11.   You’re Looking Hot Tonight

I don’t think I ever listened to this last track either. I TRIED to listen to it via this link just now, but I got as far as Barry standing backstage with a shirt that had no buttons, his hand on some unknown flunkie’s shoulder, and asking “Should I be nervous?” before I had to shut the thing off. If you get through it, let me know if it’s any good.

BONUS TRACK REVIEW

Copacabana

Let me reiterate: this song is NOT on the CD my father owned (and I co-opted) all those years ago.  But no Guilty Pleasure Manilow Confession could be complete without it. And despite its outward awfulness, I contend that when it comes to Copacabana, there are two and only two kinds of people in this world:

1.       People who openly love Copacabana

2.       People who pretend to only love Copacabana ironically, so they can get away with singing it out with gusto, though they secretly sincerely love it.

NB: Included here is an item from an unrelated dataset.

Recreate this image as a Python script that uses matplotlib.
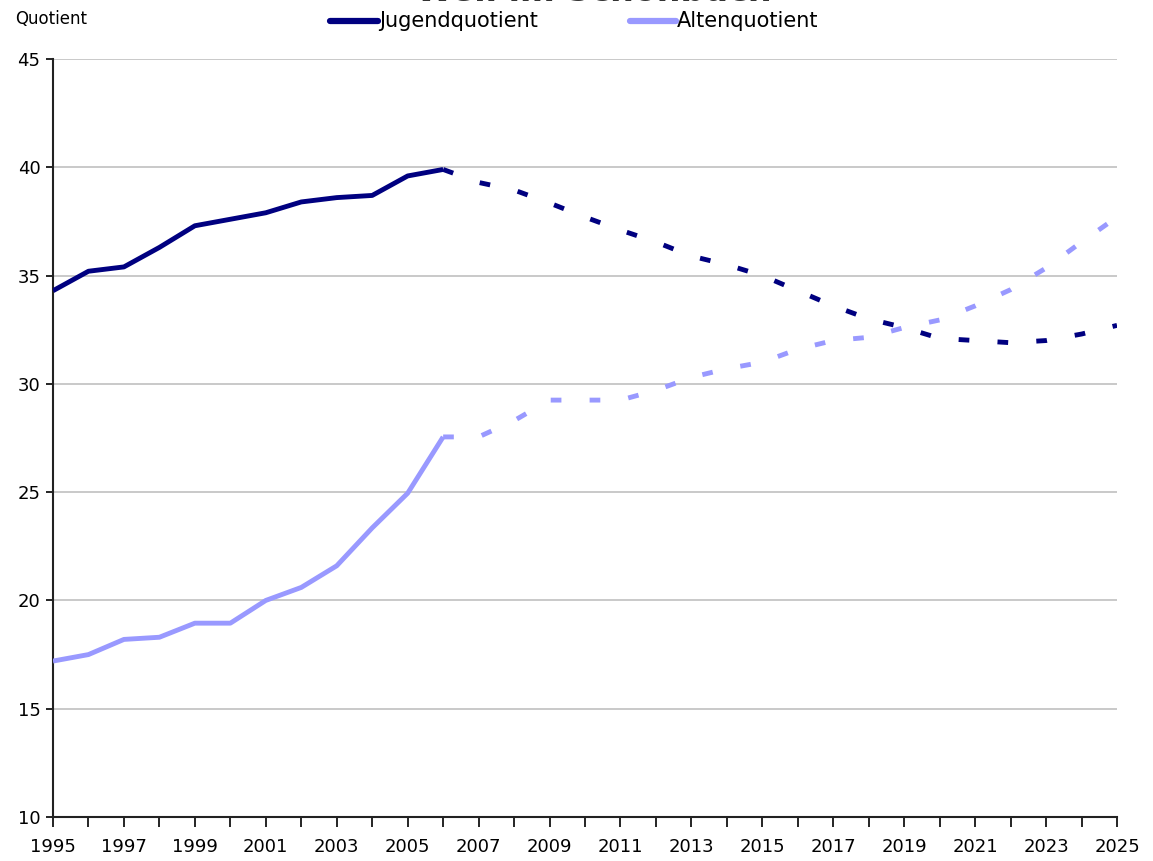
#!/usr/bin/env python3
"""Jugend- und Altenquotient 1995-2025 (ab 2007 Vorausrechnung, gestrichelt)."""
import matplotlib
matplotlib.use("Agg")
import matplotlib.pyplot as plt
from matplotlib.lines import Line2D

years = list(range(1995, 2026))
jugend = [34.3, 35.2, 35.4, 36.3, 37.3, 37.6, 37.9, 38.4, 38.6, 38.7, 39.6, 39.9,
          39.3, 38.95, 38.35, 37.7, 37.1, 36.55, 35.9, 35.5, 35.0, 34.3, 33.6,
          33.0, 32.6, 32.1, 32.0, 31.9, 32.0, 32.3, 32.7]
alten = [17.2, 17.5, 18.2, 18.3, 18.95, 18.95, 20.0, 20.6, 21.6, 23.35, 24.95, 27.55,
         27.55, 28.3, 29.25, 29.25, 29.25, 29.7, 30.3, 30.7, 31.0, 31.6, 32.0,
         32.15, 32.6, 32.95, 33.6, 34.35, 35.35, 36.55, 37.7]
last_actual = 2006
series_names = ["Jugendquotient", "Altenquotient"]
xtick_labels = [str(y) for y in range(1995, 2026, 2)]

c_jugend = "#000080"
c_alten = "#9999ff"

plt.rcParams["font.family"] = ["DejaVu Sans"]

W, H = 1153, 861
fig = plt.figure(figsize=(W / 100, H / 100), dpi=100)
ax = fig.add_axes([53 / W, 1 - 817 / H, 1064 / W, 758 / H])

split = years.index(last_actual) + 1
dash = (0, (2.2, 5.8))
lw = 3.5
for vals, col in ((jugend, c_jugend), (alten, c_alten)):
    ax.plot(years[:split], vals[:split], color=col, lw=lw, solid_capstyle="butt", zorder=3)
    ax.plot(years[split - 1:], vals[split - 1:], color=col, lw=lw, linestyle=dash,
            dash_capstyle="butt", zorder=3)

ax.set_xlim(1995, 2025)
ax.set_ylim(10, 45)
ax.set_yticks(range(10, 46, 5))
ax.set_xticks(years, minor=True)
ax.set_xticks(range(1995, 2026, 2))
ax.set_xticklabels(xtick_labels)
ax.tick_params(axis="x", which="both", direction="out", length=7, width=1.2, pad=8,
               labelsize=13, color="black")
ax.tick_params(axis="y", direction="out", length=5, width=1.2, pad=4, labelsize=13)
ax.grid(axis="y", color="#c0c0c0", lw=1.2)
ax.set_axisbelow(True)
for s in ("top", "right"):
    ax.spines[s].set_visible(False)
for s in ("left", "bottom"):
    ax.spines[s].set_linewidth(1.5)
    ax.spines[s].set_color("#222222")

fig.text(15 / W, 1 - 19 / H, "Quotient", fontsize=12, va="center", ha="left")
# title is clipped at the top edge of the original picture: only its lowest pixels show
fig.text(0.515, 1 - 1 / H, "Weil im Schönbuch", fontsize=24, fontweight="bold",
         ha="center", va="baseline", color="#333333")

# legend drawn by hand in figure pixels, like the original
ly = 1 - 21 / H
for (x0, x1, tx), name, col in zip([(330, 378, 379), (630, 676, 677)], series_names,
                                   [c_jugend, c_alten]):
    fig.add_artist(Line2D([x0 / W, x1 / W], [ly, ly], color=col, lw=4.5,
                          solid_capstyle="round", transform=fig.transFigure))
    fig.text(tx / W, ly, name, fontsize=15, va="center", ha="left")

fig.savefig("out.png", dpi=100)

I vividly remember driving through the streets of Evanston with CC2K writer Jordan Byrne as we played this song over and over again, unwilling to end our evening until we knew every single word. A few months later, I would be a camp counselor for gifted and talented ten-year-olds who for their talent show performance acted out the STORY of this song on stage. Don’t fight it on this one, friends.

In the end, I do confess that listening back on these songs as an adult did make them fade somewhat in their standing with me. However, this in no way diminishes their standing to the me who LOVED them as a kid. As individual tracks, they are mostly all flawed. However, as a collection, they are still the ultimate in guilty pleasures.